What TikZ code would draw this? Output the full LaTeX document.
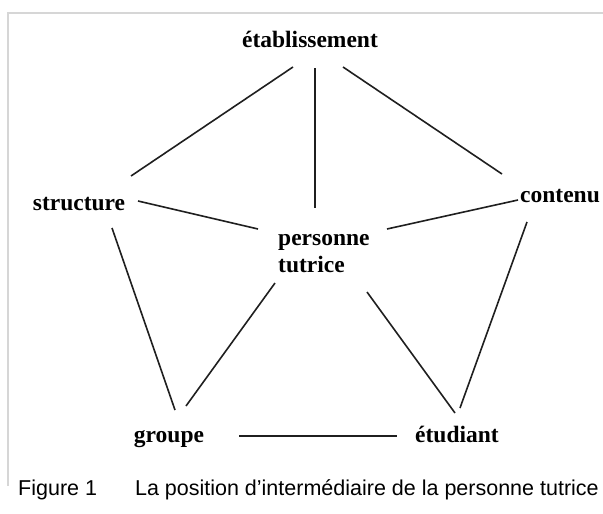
\documentclass[tikz,border=0pt]{standalone}
\usepackage{fontspec}
\usepackage{tikz}
\setmainfont{Liberation Serif}
\newfontfamily\capfont{Liberation Sans}

\begin{document}
\begin{tikzpicture}[x=1pt, y=-1pt,
	word/.style={font=\fontsize{23.5}{27}\selectfont\bfseries, inner sep=0pt, anchor=base},
	link/.style={line width=1.6pt, color=black!88}]
	
	\useasboundingbox (0,0) rectangle (603,514);
	\draw[line width=1.5pt, color=black!16] (603,13) -- (8,13) -- (8,486);
	
	\node[word] (etab)   at (310, 47)  {établissement};
	\node[word] (struct) at (79, 210)  {structure};
	\node[word] (cont)   at (560, 202) {contenu};
	\node[word, anchor=base west, align=left] (pers) at (278, 272) {personne\\tutrice};
	\node[word] (grp)    at (169, 442) {groupe};
	\node[word] (etud)   at (457, 442) {étudiant};
	
	\node[font=\capfont\fontsize{21.5}{24}\selectfont, anchor=base west, inner sep=0pt] (cap) at (18, 495)
		{Figure 1\hspace{38pt}La position d’intermédiaire de la personne tutrice};
	
	\draw[link] ([shift={(-17,20)}]etab.base) -- ([shift={(52,-34)}]struct.base);
	\draw[link] ([shift={(5,21)}]etab.base)   -- ([shift={(37,-64)}]pers.base west);
	\draw[link] ([shift={(33,20)}]etab.base)  -- ([shift={(-58,-28)}]cont.base);
	\draw[link] ([shift={(59,-9)}]struct.base) -- ([shift={(-20,-43)}]pers.base west);
	\draw[link] ([shift={(-42,-2)}]cont.base)  -- ([shift={(109,-43)}]pers.base west);
	\draw[link] ([shift={(33,18)}]struct.base) -- ([shift={(6,-32)}]grp.base);
	\draw[link] ([shift={(-3,11)}]pers.base west) -- ([shift={(17,-36)}]grp.base);
	\draw[link] ([shift={(89,20)}]pers.base west) -- ([shift={(-2,-29)}]etud.base);
	\draw[link] ([shift={(-33,20)}]cont.base)  -- ([shift={(3,-34)}]etud.base);
	\draw[link] ([shift={(70,-6)}]grp.base)    -- ([shift={(-60,-6)}]etud.base);

\end{tikzpicture}
\end{document}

───

- _What is required_
Without any pictures, reproduce the lines from the first one in the material through the line that has "position d’intermédiaire de", exactly as they appear.

- _Finished exercise_
What TikZ code would draw this? Output the full LaTeX document.
\documentclass[tikz,border=0pt]{standalone}
\usepackage{fontspec}
\usepackage{tikz}
\setmainfont{Liberation Serif}
\newfontfamily\capfont{Liberation Sans}

\begin{document}
\begin{tikzpicture}[x=1pt, y=-1pt,
	word/.style={font=\fontsize{23.5}{27}\selectfont\bfseries, inner sep=0pt, anchor=base},
	link/.style={line width=1.6pt, color=black!88}]
	
	\useasboundingbox (0,0) rectangle (603,514);
	\draw[line width=1.5pt, color=black!16] (603,13) -- (8,13) -- (8,486);
	
	\node[word] (etab)   at (310, 47)  {établissement};
	\node[word] (struct) at (79, 210)  {structure};
	\node[word] (cont)   at (560, 202) {contenu};
	\node[word, anchor=base west, align=left] (pers) at (278, 272) {personne\\tutrice};
	\node[word] (grp)    at (169, 442) {groupe};
	\node[word] (etud)   at (457, 442) {étudiant};
	
	\node[font=\capfont\fontsize{21.5}{24}\selectfont, anchor=base west, inner sep=0pt] (cap) at (18, 495)
		{Figure 1\hspace{38pt}La position d’intermédiaire de la personne tutrice};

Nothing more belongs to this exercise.